Someone in the church takes up a mouth harp, wheezes a plea to God. I remember my confusion, as a child, listening to the spirituals — Lawd, Lawd, oh yes my Lawd — then walking home from Sunday school with Ariyeh, past the railroad tracks, hearing the winos whistle and yell at us, “Oh Lawd! Oh yeah! Gonna be fine someday!” What was the difference between the sacred and the old men’s wolf calls? Is this what Bitter meant when he said, “The world sure does love a nigger joke. Always playing tricks on us.”

The church melody evokes for me lonely soldiers in a field, squatting around a campfire, stuffing their backpacks with gris-gris — frog legs, dried scorpion claws — to give them luck in battle. For a moment, as I stand dazed in a mosquito swarm in the alley, I can almost walk up to Cletus Hayes, in my mind. I can almost see his face. Then: the mad red welt around his neck.

The church thunders with voices, mouth harp, tambourine, sharp guitar. Laughing and clapping. I wipe the sweat from my face. My very pink palm. There’s a train acoming, Lord, and I’m gointer be on it! I know these people. Yet I don’t. I’m hoboing my way to Heb’n! They are making a joyful noise, and keeping Death at bay.

2

THE FAINT-HEARTED wont find Etta’s Place. No signs, no lights, no outside paint — just weathered wood and an illegible address on the door in orange Marks-A-Lot. I spun my tires for half an hour, up and down Scott Street, trying to ferret out the club. Now my car is the only one in the lot. The neighborhood, nearly treeless, exposed, looks as scoured and salty as a coastal town. Everything’s the dingy gray-white of seagulls.

The Flower Man’s house sits on a corner down the street. I remember sneaking around it when Ariyeh and I were kids. We never knew what the Flower Man did, never even saw him. But he’d covered his house with giant plastic roses, TV trays, Barbie dolls, seashells, clay birds — all nailed or glued to the walls so you couldn’t see the wood anymore. A bottle tree hides his front porch: bare cedar limbs holding empty colored bottles, which, according to bayou lore, will trap evil haints. The bottles ting like out-of-tune piano keys. Aspirin containers, vitamin jars, sodas. Green, purple, blue. The house is like a gulf-side beach, a flotsam-catcher whenever the tide comes in. Like everything else I remember here, the place looks worn now but still glorious in its trashy get-up.

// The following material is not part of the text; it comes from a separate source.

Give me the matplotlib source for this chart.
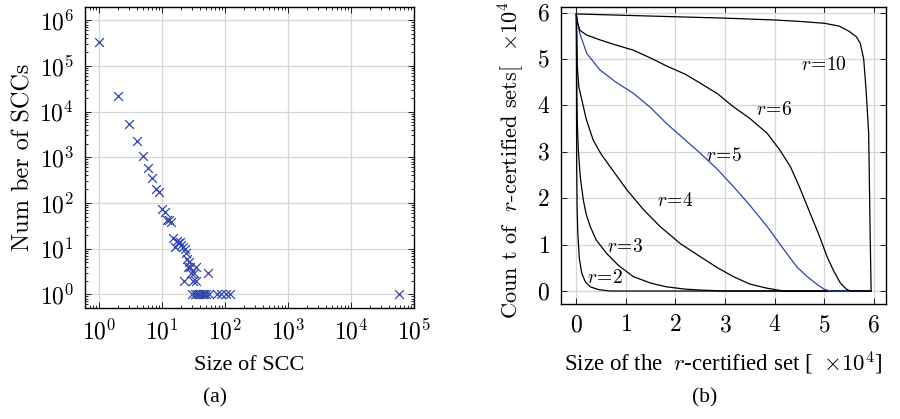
import math

import matplotlib
matplotlib.use("Agg")
import matplotlib.pyplot as plt
from matplotlib.ticker import FixedLocator, FuncFormatter, LogLocator, NullFormatter

plt.rcParams["mathtext.fontset"] = "cm"
plt.rcParams["font.family"] = ["Liberation Serif", "DejaVu Serif"]

# (a) SCC size distribution
scc_size = [1, 2, 3, 4, 5, 6, 7, 8, 9, 10, 11, 12, 13, 14,
            15, 16, 17, 18, 19, 20, 21, 22, 23, 24, 25, 26, 27, 28, 29, 31, 32, 34, 35,
            54, 30, 33, 36, 39, 42, 44, 46, 49, 56, 73, 85, 102, 118, 57800]
scc_count = [336000, 21800, 5400, 2240, 1090, 570, 355, 205, 170, 74, 62, 43, 43, 38,
             17, 11, 15, 13, 14, 12, 11, 2, 10, 8, 6, 4, 5, 4, 3, 2, 3, 2, 4,
             3, 1, 1, 1, 1, 1, 1, 1, 1, 1, 1, 1, 1, 1, 1]

# (b) r-certified sets, values in units of 1e4
r2_x = [0, 0.002, 0.004, 0.007, 0.015, 0.03, 0.06, 0.11, 0.18, 0.28, 0.45, 0.68, 5.95]
r2_y = [5.97, 4.8, 3.6, 2.68, 1.8, 1.24, 0.7, 0.38, 0.2, 0.09, 0.03, 0, 0]
r3_x = [0, 0.005, 0.01, 0.02, 0.04, 0.08, 0.14, 0.2, 0.28, 0.4, 0.61, 0.85, 1.15, 1.5,
        1.82, 2.2, 2.5, 3.0, 5.95]
r3_y = [5.97, 5.0, 4.2, 3.6, 3.04, 2.45, 1.96, 1.65, 1.39, 1.1, 0.81, 0.55, 0.31, 0.17,
        0.09, 0.04, 0.02, 0, 0]
r4_x = [0, 0.01, 0.02, 0.05, 0.11, 0.2, 0.34, 0.5, 0.68, 1.02, 1.35, 1.69, 2.1, 2.5,
        2.85, 3.17, 3.5, 3.85, 4.18, 5.95]
r4_y = [5.97, 5.5, 4.83, 4.4, 4.12, 3.7, 3.25, 2.95, 2.68, 2.18, 1.76, 1.39, 1.02, 0.74,
        0.5, 0.31, 0.15, 0.06, 0, 0]
r5_x = [0, 0.02, 0.07, 0.21, 0.48, 0.8, 1.15, 1.5, 1.82, 2.15, 2.5, 2.85, 3.17, 3.5,
        3.85, 4.15, 4.45, 4.65, 4.86, 5.0, 5.12, 5.95]
r5_y = [5.97, 5.8, 5.55, 5.12, 4.76, 4.5, 4.26, 3.95, 3.61, 3.3, 2.97, 2.62, 2.25, 1.85,
        1.39, 0.95, 0.52, 0.32, 0.14, 0.04, 0, 0]
r6_x = [0, 0.02, 0.07, 0.2, 0.48, 0.8, 1.15, 1.5, 1.82, 2.2, 2.5, 2.85, 3.17, 3.5, 3.85,
        4.1, 4.32, 4.5, 4.72, 4.9, 5.06, 5.2, 5.33, 5.45, 5.53, 5.95]
r6_y = [5.97, 5.8, 5.62, 5.52, 5.41, 5.3, 5.19, 5.02, 4.85, 4.67, 4.48, 4.25, 3.97, 3.72,
        3.4, 3.05, 2.68, 2.25, 1.67, 1.2, 0.74, 0.42, 0.17, 0.04, 0, 0]
r10_x = [0, 1, 2, 3, 4, 4.5, 5, 5.3, 5.5, 5.65, 5.73, 5.8, 5.85, 5.9, 5.93, 5.95]
r10_y = [5.97, 5.94, 5.91, 5.88, 5.84, 5.81, 5.77, 5.71, 5.60, 5.48, 5.34, 5.0, 4.3, 3.4,
         1.24, 0]

curve_labels = ["$r\\!=\\!2$", "$r\\!=\\!3$", "$r\\!=\\!4$", "$r\\!=\\!5$", "$r\\!=\\!6$", "$r\\!=\\!10$"]
label_x = [0.58, 0.98, 1.99, 2.98, 3.98, 4.99]
label_y = [0.27, 0.94, 1.93, 2.91, 3.9, 4.87]

BLUE = "#2f44b0"
GRID = "#d6d6d6"


def style_box(ax):
    for spine in ax.spines.values():
        spine.set_linewidth(1.0)
        spine.set_zorder(5)
    ax.tick_params(which="both", direction="in", top=True, right=True, width=0.6,
                   labelsize=17, pad=8)
    ax.tick_params(which="major", length=4.5)
    ax.tick_params(which="minor", length=2.5)
    ax.grid(True, which="major", color=GRID, linewidth=0.9)
    ax.set_axisbelow(True)


fig = plt.figure(figsize=(9, 4.19), dpi=100)

# ---- (a)
ax1 = fig.add_axes([85 / 900, 1 - 308 / 419, 329 / 900, 301 / 419])
ax1.scatter(scc_size, scc_count, marker="x", s=40, color=BLUE, linewidths=0.9, zorder=3)
ax1.set_xscale("log")
ax1.set_yscale("log")
ax1.set_xlim(10 ** -0.227, 1e5)
ax1.set_ylim(10 ** -0.3, 10 ** 6.29)
ax1.xaxis.set_major_locator(LogLocator(base=10, numticks=10))
ax1.yaxis.set_major_locator(LogLocator(base=10, numticks=10))
ax1.xaxis.set_minor_locator(LogLocator(base=10, subs=range(2, 10), numticks=20))
ax1.yaxis.set_minor_locator(LogLocator(base=10, subs=range(2, 10), numticks=20))
log_fmt = FuncFormatter(lambda v, _: "$10^{%d}$" % round(math.log10(v)))
ax1.xaxis.set_major_formatter(log_fmt)
ax1.yaxis.set_major_formatter(log_fmt)
ax1.xaxis.set_minor_formatter(NullFormatter())
ax1.yaxis.set_minor_formatter(NullFormatter())
style_box(ax1)
ax1.set_xlabel("Size of SCC", fontsize=16, labelpad=8)
fig.text(23 / 900, 1 - 157 / 419, "Num ber of SCCs", rotation=90, ha="center",
         va="center", fontsize=17.5, family="cmr10")

# ---- (b)
ax2 = fig.add_axes([561 / 900, 1 - 304 / 419, 325 / 900, 297 / 419])
curves = [(r2_x, r2_y), (r3_x, r3_y), (r4_x, r4_y), (r5_x, r5_y), (r6_x, r6_y), (r10_x, r10_y)]
for i, (cx, cy) in enumerate(curves):
    ax2.plot(cx, cy, color=BLUE if i == 3 else "black", linewidth=0.9, zorder=3)
for txt, lx, ly in zip(curve_labels, label_x, label_y):
    ax2.text(lx, ly, txt, fontsize=14, ha="center", va="center", zorder=4)
ax2.set_xlim(-0.31, 6.25)
ax2.set_ylim(-0.28, 6.12)
ax2.xaxis.set_major_locator(FixedLocator(range(7)))
ax2.yaxis.set_major_locator(FixedLocator(range(7)))
int_fmt = FuncFormatter(lambda v, _: "$%d$" % v)
ax2.xaxis.set_major_formatter(int_fmt)
ax2.yaxis.set_major_formatter(int_fmt)
style_box(ax2)
ax2.set_xlabel("Size of the  $r$-certified set [  $\\times10^4$]", fontsize=16.5, labelpad=10)
fig.text(511 / 900, 1 - 160 / 419, "Coun t of  $r$-certified sets[  $\\times10^4$",
         rotation=90, ha="center", va="center", fontsize=16, family="cmr10")

fig.text(215 / 900, 1 - 398 / 419, "(a)", ha="center", va="center", fontsize=15.5)
fig.text(705 / 900, 1 - 398 / 419, "(b)", ha="center", va="center", fontsize=15.5)

fig.savefig("out.png", dpi=100)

I lock the car. Opening Etta’s door, I get a splinter in my thumb. I’m the only one here. Ten-thirty. Coors crates block the back wall. Microphones huddle near a Pearl drum set in a dusty corner. Termites appear to have colonized the bottom third of the bar. A gray-haired woman stands there, thin as a diving board, quivering like someone’s just jumped off her. She croaks, “Take a load off, dear. Make yourself at home.”